In den vergangenen Wochen und Monaten haben wir mit vielen Menschen in Sachsen gesprochen. Menschen aus Wirtschaft, Handwerk, Landes- und kommunalen Verwaltungen, mit Kulturschaffenden, aus Bildung und Gesellschaft. Mit Menschen im Ehrenamt. Wir konnten feststellen, dass wir gemeinsame Ziele haben und auch gemeinsame Wege finden und wir haben ihre Anregungen aufgegriffen. Zum Beispiel war uns die Kultur ein BÜNDNISGRÜNEN Herzensanliegen: Die Kulturräume bekommen mehr, wir sichern die Theater in den ländlichen Räumen und damit Lebensqualität.

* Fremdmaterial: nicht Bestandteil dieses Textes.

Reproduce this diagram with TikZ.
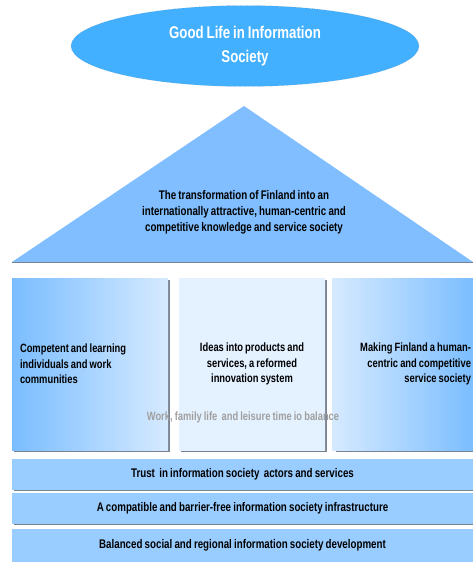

Zum Schluss möchte ich allen danken, die daran mitgewirkt haben, dass wir einen anständigen Haushalt für die Jahre 2023 und 2024 auf den Weg bringen. Das, was wir heute und morgen abstimmen, ist das Ergebnis einer demokratischen Auseinandersetzung in einer Zeit, in der Krise politischer Alltag geworden ist. Wir wiederholen nicht die Fehler aus früheren Krisen und früherer Koalitionen. Der Haushalt der nächsten zwei Jahre wird Stabilität und Gestaltung ermöglichen, Richtungswechsel vollziehen und gesellschaftlich wichtige Strukturen erhalten und unterstützen. In diesem Sinne, meine Damen und Herren, bitte ich Sie um möglichst breite Zustimmung.